# [Exercise prompt]
Transcribe the listing exactly, leaving out every picture.

# [Dataset extract]
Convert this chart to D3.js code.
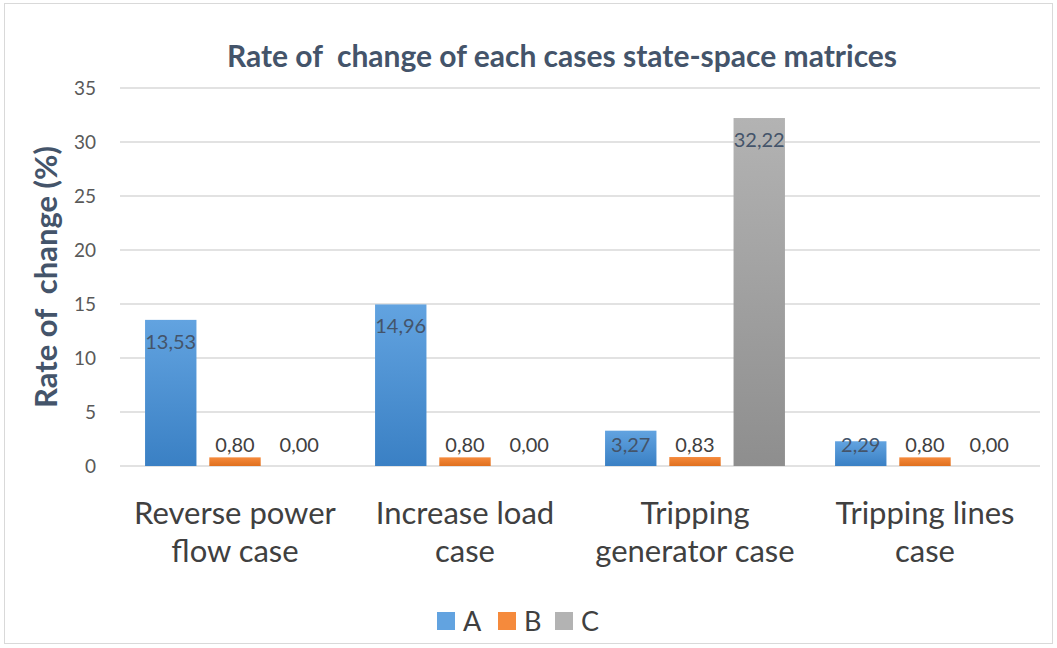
<!DOCTYPE html>
<html>
<head>
<meta charset="utf-8">
<script src="https://cdn.jsdelivr.net/npm/d3@7"></script>
<style>
  html, body { margin: 0; padding: 0; background: #fff; }
  svg { display: block; }
  text { white-space: pre; }
</style>
</head>
<body>
<svg id="chart" width="1057" height="648"></svg>
<script>
// Chart data
const categories = [["Reverse power", "flow case"], ["Increase load", "case"], ["Tripping", "generator case"], ["Tripping lines", "case"]];
const seriesNames = ["A", "B", "C"];
const valuesA = [13.53, 14.96, 3.27, 2.29];
const valuesB = [0.80, 0.80, 0.83, 0.80];
const valuesC = [0.00, 0.00, 32.22, 0.00];
const yTicks = [0, 5, 10, 15, 20, 25, 30, 35];

const seriesValues = [valuesA, valuesB, valuesC];
const colors = {
  A: ["#62a3e0", "#3a80c4"],
  B: ["#f58a3c", "#e0701f"],
  C: ["#b3b3b3", "#8e8e8e"]
};

const svg = d3.select("#chart");
const W = 1057, H = 648;
const margin = { left: 120, right: 17, top: 88, bottom: 182 };
const plotW = W - margin.left - margin.right;
const plotH = H - margin.top - margin.bottom;
const font = "Lato, 'Open Sans', sans-serif";

// Outer frame
svg.append("rect")
  .attr("x", 4.5).attr("y", 3.5).attr("width", W - 9).attr("height", H - 8)
  .attr("fill", "#fff").attr("stroke", "#d9d9d9").attr("stroke-width", 1);

// Gradients per series
const defs = svg.append("defs");
seriesNames.forEach(s => {
  const g = defs.append("linearGradient").attr("id", "grad" + s)
    .attr("x1", 0).attr("y1", 0).attr("x2", 0).attr("y2", 1);
  g.append("stop").attr("offset", "0%").attr("stop-color", colors[s][0]);
  g.append("stop").attr("offset", "100%").attr("stop-color", colors[s][1]);
});

const x0 = d3.scaleBand().domain(d3.range(categories.length))
  .range([margin.left, margin.left + plotW]).paddingInner(0).paddingOuter(0);
const x1 = d3.scaleBand().domain(seriesNames)
  .range([0, x0.bandwidth()]).paddingInner(0.2).paddingOuter(0.39);
const y = d3.scaleLinear().domain([0, 35]).range([margin.top + plotH, margin.top]);

// Gridlines
svg.append("g").selectAll("line").data(yTicks).join("line")
  .attr("x1", margin.left).attr("x2", margin.left + plotW)
  .attr("y1", d => y(d)).attr("y2", d => y(d))
  .attr("stroke", "#d9d9d9").attr("stroke-width", 1.5);

// Y axis tick labels
const yAxis = d3.axisLeft(y).tickValues(yTicks).tickSize(0).tickPadding(0);
const gy = svg.append("g").attr("transform", `translate(${margin.left - 24},0)`).call(yAxis);
gy.select(".domain").remove();
gy.selectAll("text")
  .attr("font-family", font)
  .attr("font-size", 19).attr("fill", "#595959").attr("dy", "0.35em");

// Bars
const groups = svg.append("g").selectAll("g").data(categories).join("g")
  .attr("transform", (d, i) => `translate(${x0(i)},0)`);

groups.each(function (cat, ci) {
  const g = d3.select(this);
  seriesNames.forEach((s, si) => {
    const v = seriesValues[si][ci];
    const top = y(v);
    g.append("rect")
      .attr("x", x1(s)).attr("width", x1.bandwidth())
      .attr("y", top).attr("height", y(0) - top)
      .attr("fill", `url(#grad${s})`);
    const ly = Math.min(top + 22, y(0) - 21);
    g.append("text")
      .attr("x", x1(s) + x1.bandwidth() / 2).attr("y", ly)
      .attr("dy", "0.35em").attr("text-anchor", "middle")
      .attr("font-family", font)
      .attr("font-size", 20)
      .attr("fill", s === "A" || s === "C" && v > 5 ? "#44546a" : "#404040")
      .text(v.toFixed(2).replace(".", ","));
  });
  // Category label (two lines)
  const t = g.append("text")
    .attr("x", x0.bandwidth() / 2).attr("y", 524)
    .attr("text-anchor", "middle")
    .attr("font-family", font)
    .attr("font-size", 31).attr("fill", "#404040");
  cat.forEach((line, li) => {
    t.append("tspan").attr("x", x0.bandwidth() / 2).attr("dy", li === 0 ? 0 : 38).text(line);
  });
});

// Title
svg.append("text")
  .attr("x", 562).attr("y", 67).attr("text-anchor", "middle")
  .attr("font-family", font)
  .attr("font-weight", "bold").attr("font-size", 30).attr("fill", "#44546a")
  .text("Rate of  change of each cases state-space matrices");

// Y axis title
svg.append("text")
  .attr("transform", `translate(57,${y(17.5)}) rotate(-90)`)
  .attr("text-anchor", "middle")
  .attr("font-family", font)
  .attr("font-weight", "bold").attr("font-size", 31).attr("fill", "#44546a")
  .text("Rate of  change (%)");

// Legend
const legendX = [437, 498, 555];
const legend = svg.append("g").selectAll("g").data(seriesNames).join("g")
  .attr("transform", (d, i) => `translate(${legendX[i]},612)`);
legend.append("rect").attr("width", 18).attr("height", 18)
  .attr("fill", d => colors[d][0]);
legend.append("text").attr("x", 26).attr("y", 9).attr("dy", "0.36em")
  .attr("font-family", font)
  .attr("font-size", 27).attr("fill", "#404040")
  .text(d => d);
</script>
</body>
</html>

# [Result]
Convert this chart to D3.js code.
<!DOCTYPE html>
<html>
<head>
<meta charset="utf-8">
<script src="https://cdn.jsdelivr.net/npm/d3@7"></script>
<style>
  html, body { margin: 0; padding: 0; background: #fff; }
  svg { display: block; }
  text { white-space: pre; }
</style>
</head>
<body>
<svg id="chart" width="1057" height="648"></svg>
<script>
// Chart data
const categories = [["Reverse power", "flow case"], ["Increase load", "case"], ["Tripping", "generator case"], ["Tripping lines", "case"]];
const seriesNames = ["A", "B", "C"];
const valuesA = [13.53, 14.96, 3.27, 2.29];
const valuesB = [0.80, 0.80, 0.83, 0.80];
const valuesC = [0.00, 0.00, 32.22, 0.00];
const yTicks = [0, 5, 10, 15, 20, 25, 30, 35];

const seriesValues = [valuesA, valuesB, valuesC];
const colors = {
  A: ["#62a3e0", "#3a80c4"],
  B: ["#f58a3c", "#e0701f"],
  C: ["#b3b3b3", "#8e8e8e"]
};

const svg = d3.select("#chart");
const W = 1057, H = 648;
const margin = { left: 120, right: 17, top: 88, bottom: 182 };
const plotW = W - margin.left - margin.right;
const plotH = H - margin.top - margin.bottom;
const font = "Lato, 'Open Sans', sans-serif";

// Outer frame
svg.append("rect")
  .attr("x", 4.5).attr("y", 3.5).attr("width", W - 9).attr("height", H - 8)
  .attr("fill", "#fff").attr("stroke", "#d9d9d9").attr("stroke-width", 1);

// Gradients per series
const defs = svg.append("defs");
seriesNames.forEach(s => {
  const g = defs.append("linearGradient").attr("id", "grad" + s)
    .attr("x1", 0).attr("y1", 0).attr("x2", 0).attr("y2", 1);
  g.append("stop").attr("offset", "0%").attr("stop-color", colors[s][0]);
  g.append("stop").attr("offset", "100%").attr("stop-color", colors[s][1]);
});

const x0 = d3.scaleBand().domain(d3.range(categories.length))
  .range([margin.left, margin.left + plotW]).paddingInner(0).paddingOuter(0);
const x1 = d3.scaleBand().domain(seriesNames)
  .range([0, x0.bandwidth()]).paddingInner(0.2).paddingOuter(0.39);
const y = d3.scaleLinear().domain([0, 35]).range([margin.top + plotH, margin.top]);

// Gridlines
svg.append("g").selectAll("line").data(yTicks).join("line")
  .attr("x1", margin.left).attr("x2", margin.left + plotW)
  .attr("y1", d => y(d)).attr("y2", d => y(d))
  .attr("stroke", "#d9d9d9").attr("stroke-width", 1.5);

// Y axis tick labels
const yAxis = d3.axisLeft(y).tickValues(yTicks).tickSize(0).tickPadding(0);
const gy = svg.append("g").attr("transform", `translate(${margin.left - 24},0)`).call(yAxis);
gy.select(".domain").remove();
gy.selectAll("text")
  .attr("font-family", font)
  .attr("font-size", 19).attr("fill", "#595959").attr("dy", "0.35em");

// Bars
const groups = svg.append("g").selectAll("g").data(categories).join("g")
  .attr("transform", (d, i) => `translate(${x0(i)},0)`);

groups.each(function (cat, ci) {
  const g = d3.select(this);
  seriesNames.forEach((s, si) => {
    const v = seriesValues[si][ci];
    const top = y(v);
    g.append("rect")
      .attr("x", x1(s)).attr("width", x1.bandwidth())
      .attr("y", top).attr("height", y(0) - top)
      .attr("fill", `url(#grad${s})`);
    const ly = Math.min(top + 22, y(0) - 21);
    g.append("text")
      .attr("x", x1(s) + x1.bandwidth() / 2).attr("y", ly)
      .attr("dy", "0.35em").attr("text-anchor", "middle")
      .attr("font-family", font)
      .attr("font-size", 20)
      .attr("fill", s === "A" || s === "C" && v > 5 ? "#44546a" : "#404040")
      .text(v.toFixed(2).replace(".", ","));
  });
  // Category label (two lines)
  const t = g.append("text")
    .attr("x", x0.bandwidth() / 2).attr("y", 524)
    .attr("text-anchor", "middle")
    .attr("font-family", font)
    .attr("font-size", 31).attr("fill", "#404040");
  cat.forEach((line, li) => {
    t.append("tspan").attr("x", x0.bandwidth() / 2).attr("dy", li === 0 ? 0 : 38).text(line);
  });
});

// Title
svg.append("text")
  .attr("x", 562).attr("y", 67).attr("text-anchor", "middle")
  .attr("font-family", font)
  .attr("font-weight", "bold").attr("font-size", 30).attr("fill", "#44546a")
  .text("Rate of  change of each cases state-space matrices");

// Y axis title
svg.append("text")
  .attr("transform", `translate(57,${y(17.5)}) rotate(-90)`)
  .attr("text-anchor", "middle")
  .attr("font-family", font)
  .attr("font-weight", "bold").attr("font-size", 31).attr("fill", "#44546a")
  .text("Rate of  change (%)");

// Legend
const legendX = [437, 498, 555];
const legend = svg.append("g").selectAll("g").data(seriesNames).join("g")
  .attr("transform", (d, i) => `translate(${legendX[i]},612)`);
legend.append("rect").attr("width", 18).attr("height", 18)
  .attr("fill", d => colors[d][0]);
legend.append("text").attr("x", 26).attr("y", 9).attr("dy", "0.36em")
  .attr("font-family", font)
  .attr("font-size", 27).attr("fill", "#404040")
  .text(d => d);
</script>
</body>
</html>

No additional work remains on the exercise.